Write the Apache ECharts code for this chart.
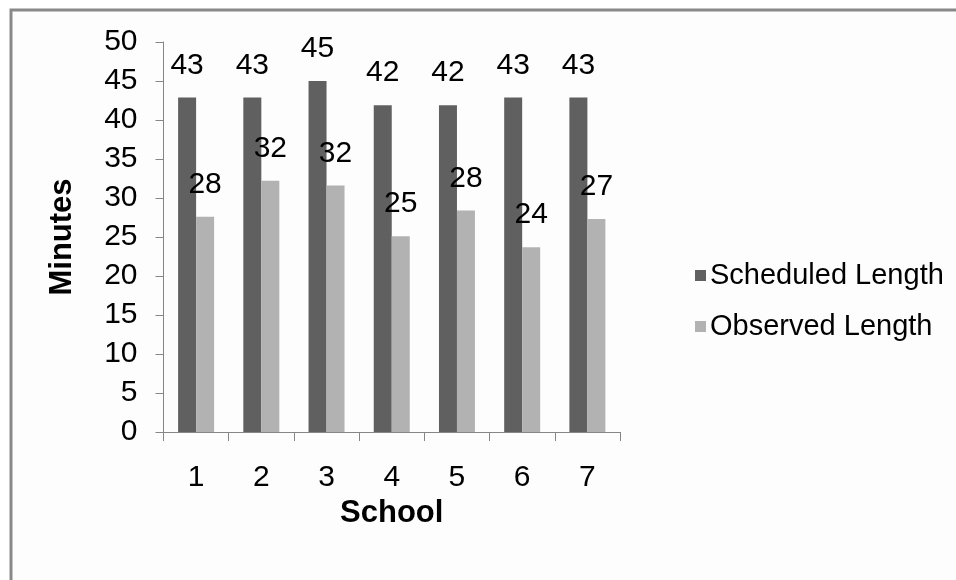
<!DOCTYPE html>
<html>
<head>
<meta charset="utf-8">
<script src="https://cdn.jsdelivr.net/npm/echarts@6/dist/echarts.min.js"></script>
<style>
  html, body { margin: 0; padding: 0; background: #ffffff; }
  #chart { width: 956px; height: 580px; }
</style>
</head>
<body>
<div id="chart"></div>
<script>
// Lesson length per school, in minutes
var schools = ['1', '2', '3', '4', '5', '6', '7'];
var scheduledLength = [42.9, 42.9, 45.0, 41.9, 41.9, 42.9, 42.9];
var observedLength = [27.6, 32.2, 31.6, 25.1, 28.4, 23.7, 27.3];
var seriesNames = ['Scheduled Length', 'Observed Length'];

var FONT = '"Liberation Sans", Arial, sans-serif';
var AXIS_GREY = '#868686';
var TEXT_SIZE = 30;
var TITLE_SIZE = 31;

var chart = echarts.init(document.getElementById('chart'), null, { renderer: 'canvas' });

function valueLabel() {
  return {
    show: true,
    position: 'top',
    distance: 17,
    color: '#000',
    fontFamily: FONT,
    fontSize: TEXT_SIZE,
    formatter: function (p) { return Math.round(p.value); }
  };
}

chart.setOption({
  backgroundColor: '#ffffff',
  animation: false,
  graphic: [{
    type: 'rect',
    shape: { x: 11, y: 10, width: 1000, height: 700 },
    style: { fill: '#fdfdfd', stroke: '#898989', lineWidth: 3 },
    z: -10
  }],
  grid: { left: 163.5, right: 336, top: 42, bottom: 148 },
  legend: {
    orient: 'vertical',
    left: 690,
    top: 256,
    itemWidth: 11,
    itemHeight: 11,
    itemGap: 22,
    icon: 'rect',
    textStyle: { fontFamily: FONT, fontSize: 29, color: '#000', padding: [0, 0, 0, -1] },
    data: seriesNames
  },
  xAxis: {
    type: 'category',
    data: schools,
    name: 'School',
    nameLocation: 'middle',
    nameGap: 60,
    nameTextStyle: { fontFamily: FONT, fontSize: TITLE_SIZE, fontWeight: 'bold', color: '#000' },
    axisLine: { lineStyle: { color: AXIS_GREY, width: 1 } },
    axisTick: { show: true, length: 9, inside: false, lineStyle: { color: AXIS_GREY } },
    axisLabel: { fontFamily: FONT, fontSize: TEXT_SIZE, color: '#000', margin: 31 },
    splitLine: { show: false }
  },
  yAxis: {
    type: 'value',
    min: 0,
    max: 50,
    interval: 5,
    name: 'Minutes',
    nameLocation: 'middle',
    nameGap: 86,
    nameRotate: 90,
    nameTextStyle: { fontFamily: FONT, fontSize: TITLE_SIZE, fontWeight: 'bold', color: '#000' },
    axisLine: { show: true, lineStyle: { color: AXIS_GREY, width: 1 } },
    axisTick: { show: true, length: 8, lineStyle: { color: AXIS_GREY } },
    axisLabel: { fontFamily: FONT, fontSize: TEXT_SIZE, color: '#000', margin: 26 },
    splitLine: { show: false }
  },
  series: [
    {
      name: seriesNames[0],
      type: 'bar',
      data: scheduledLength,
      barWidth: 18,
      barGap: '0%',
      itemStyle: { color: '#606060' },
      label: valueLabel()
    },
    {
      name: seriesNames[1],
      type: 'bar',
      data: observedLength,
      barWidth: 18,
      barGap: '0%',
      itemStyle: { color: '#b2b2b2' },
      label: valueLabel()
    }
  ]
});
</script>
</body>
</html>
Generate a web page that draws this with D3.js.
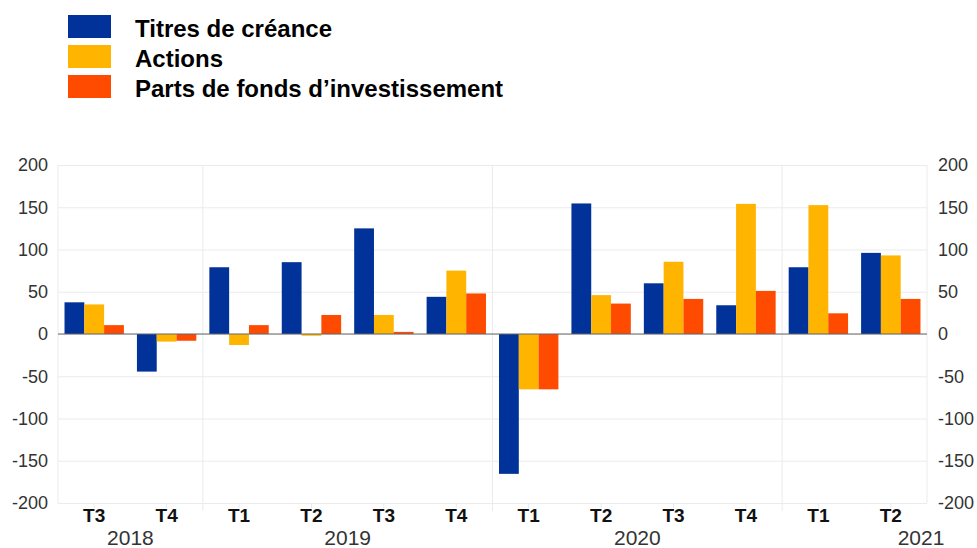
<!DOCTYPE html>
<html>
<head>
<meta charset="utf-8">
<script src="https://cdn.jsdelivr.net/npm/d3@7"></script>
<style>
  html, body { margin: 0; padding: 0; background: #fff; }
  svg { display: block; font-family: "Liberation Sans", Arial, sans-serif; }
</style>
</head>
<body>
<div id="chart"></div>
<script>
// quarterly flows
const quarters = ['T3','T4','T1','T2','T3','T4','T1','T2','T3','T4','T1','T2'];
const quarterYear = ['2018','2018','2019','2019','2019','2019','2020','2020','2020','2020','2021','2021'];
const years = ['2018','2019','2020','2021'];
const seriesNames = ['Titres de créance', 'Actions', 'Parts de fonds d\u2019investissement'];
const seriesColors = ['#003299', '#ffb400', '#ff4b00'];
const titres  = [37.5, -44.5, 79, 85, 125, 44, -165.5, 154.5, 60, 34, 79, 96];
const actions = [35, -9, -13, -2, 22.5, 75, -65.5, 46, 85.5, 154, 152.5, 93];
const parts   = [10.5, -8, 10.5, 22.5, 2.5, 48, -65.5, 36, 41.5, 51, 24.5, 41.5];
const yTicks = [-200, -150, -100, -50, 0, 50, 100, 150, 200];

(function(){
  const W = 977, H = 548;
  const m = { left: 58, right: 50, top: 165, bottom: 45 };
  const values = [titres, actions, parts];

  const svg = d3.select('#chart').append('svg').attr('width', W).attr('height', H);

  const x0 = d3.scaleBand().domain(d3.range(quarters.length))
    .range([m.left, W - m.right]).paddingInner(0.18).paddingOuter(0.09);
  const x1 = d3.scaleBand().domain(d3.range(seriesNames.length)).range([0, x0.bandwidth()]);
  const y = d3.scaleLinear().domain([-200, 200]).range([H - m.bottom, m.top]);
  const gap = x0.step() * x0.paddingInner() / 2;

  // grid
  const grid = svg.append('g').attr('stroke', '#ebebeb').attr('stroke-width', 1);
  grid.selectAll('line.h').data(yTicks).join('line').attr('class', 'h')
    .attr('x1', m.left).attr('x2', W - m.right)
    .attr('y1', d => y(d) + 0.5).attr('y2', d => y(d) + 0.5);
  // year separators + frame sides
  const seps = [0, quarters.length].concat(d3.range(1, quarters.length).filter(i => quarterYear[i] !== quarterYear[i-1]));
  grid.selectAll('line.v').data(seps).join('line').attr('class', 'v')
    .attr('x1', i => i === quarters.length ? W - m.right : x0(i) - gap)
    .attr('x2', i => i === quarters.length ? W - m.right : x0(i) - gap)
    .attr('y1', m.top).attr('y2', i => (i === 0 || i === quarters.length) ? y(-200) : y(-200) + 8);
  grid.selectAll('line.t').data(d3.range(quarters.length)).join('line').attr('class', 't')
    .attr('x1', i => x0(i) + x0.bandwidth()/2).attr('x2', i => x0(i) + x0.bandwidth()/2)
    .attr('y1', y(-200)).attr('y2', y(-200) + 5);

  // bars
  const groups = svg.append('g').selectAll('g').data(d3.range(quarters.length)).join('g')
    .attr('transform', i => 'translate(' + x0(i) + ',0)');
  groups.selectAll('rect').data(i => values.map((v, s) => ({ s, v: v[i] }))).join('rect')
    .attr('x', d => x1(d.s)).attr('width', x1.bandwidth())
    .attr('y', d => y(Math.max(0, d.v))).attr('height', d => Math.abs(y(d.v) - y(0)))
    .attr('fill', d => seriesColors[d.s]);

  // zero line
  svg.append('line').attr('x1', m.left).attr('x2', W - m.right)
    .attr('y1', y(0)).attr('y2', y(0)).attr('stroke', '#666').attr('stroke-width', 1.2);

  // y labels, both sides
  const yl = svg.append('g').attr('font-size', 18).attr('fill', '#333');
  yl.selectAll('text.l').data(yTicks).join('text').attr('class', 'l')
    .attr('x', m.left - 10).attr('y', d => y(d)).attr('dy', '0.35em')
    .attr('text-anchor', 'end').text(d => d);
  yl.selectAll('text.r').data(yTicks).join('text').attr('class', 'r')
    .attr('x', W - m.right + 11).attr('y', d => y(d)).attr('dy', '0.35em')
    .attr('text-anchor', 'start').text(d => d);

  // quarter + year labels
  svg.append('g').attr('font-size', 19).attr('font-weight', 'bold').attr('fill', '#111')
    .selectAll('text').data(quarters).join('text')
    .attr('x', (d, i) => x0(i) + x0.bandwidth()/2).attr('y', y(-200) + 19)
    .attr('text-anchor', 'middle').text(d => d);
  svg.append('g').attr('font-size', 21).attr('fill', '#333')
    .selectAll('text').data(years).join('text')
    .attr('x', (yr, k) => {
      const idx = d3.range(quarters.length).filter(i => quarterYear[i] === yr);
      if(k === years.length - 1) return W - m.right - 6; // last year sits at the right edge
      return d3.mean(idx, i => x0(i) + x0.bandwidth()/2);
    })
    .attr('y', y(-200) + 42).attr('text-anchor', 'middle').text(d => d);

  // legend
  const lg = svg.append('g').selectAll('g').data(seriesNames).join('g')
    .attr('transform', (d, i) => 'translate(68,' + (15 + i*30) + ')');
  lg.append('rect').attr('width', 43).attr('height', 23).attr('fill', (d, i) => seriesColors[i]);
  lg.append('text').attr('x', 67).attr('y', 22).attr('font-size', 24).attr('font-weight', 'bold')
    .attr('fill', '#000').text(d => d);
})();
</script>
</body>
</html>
===============
> _EXERCISE BRIEF_:
Go back to the listing above and reproduce, exactly, the stretch from the line bearing "Generate a web" through the line bearing "const gap = x0.step()", without its pictures.

> _CORRECT RESULT_:
Generate a web page that draws this with D3.js.
<!DOCTYPE html>
<html>
<head>
<meta charset="utf-8">
<script src="https://cdn.jsdelivr.net/npm/d3@7"></script>
<style>
  html, body { margin: 0; padding: 0; background: #fff; }
  svg { display: block; font-family: "Liberation Sans", Arial, sans-serif; }
</style>
</head>
<body>
<div id="chart"></div>
<script>
// quarterly flows
const quarters = ['T3','T4','T1','T2','T3','T4','T1','T2','T3','T4','T1','T2'];
const quarterYear = ['2018','2018','2019','2019','2019','2019','2020','2020','2020','2020','2021','2021'];
const years = ['2018','2019','2020','2021'];
const seriesNames = ['Titres de créance', 'Actions', 'Parts de fonds d\u2019investissement'];
const seriesColors = ['#003299', '#ffb400', '#ff4b00'];
const titres  = [37.5, -44.5, 79, 85, 125, 44, -165.5, 154.5, 60, 34, 79, 96];
const actions = [35, -9, -13, -2, 22.5, 75, -65.5, 46, 85.5, 154, 152.5, 93];
const parts   = [10.5, -8, 10.5, 22.5, 2.5, 48, -65.5, 36, 41.5, 51, 24.5, 41.5];
const yTicks = [-200, -150, -100, -50, 0, 50, 100, 150, 200];

(function(){
  const W = 977, H = 548;
  const m = { left: 58, right: 50, top: 165, bottom: 45 };
  const values = [titres, actions, parts];

  const svg = d3.select('#chart').append('svg').attr('width', W).attr('height', H);

  const x0 = d3.scaleBand().domain(d3.range(quarters.length))
    .range([m.left, W - m.right]).paddingInner(0.18).paddingOuter(0.09);
  const x1 = d3.scaleBand().domain(d3.range(seriesNames.length)).range([0, x0.bandwidth()]);
  const y = d3.scaleLinear().domain([-200, 200]).range([H - m.bottom, m.top]);
  const gap = x0.step() * x0.paddingInner() / 2;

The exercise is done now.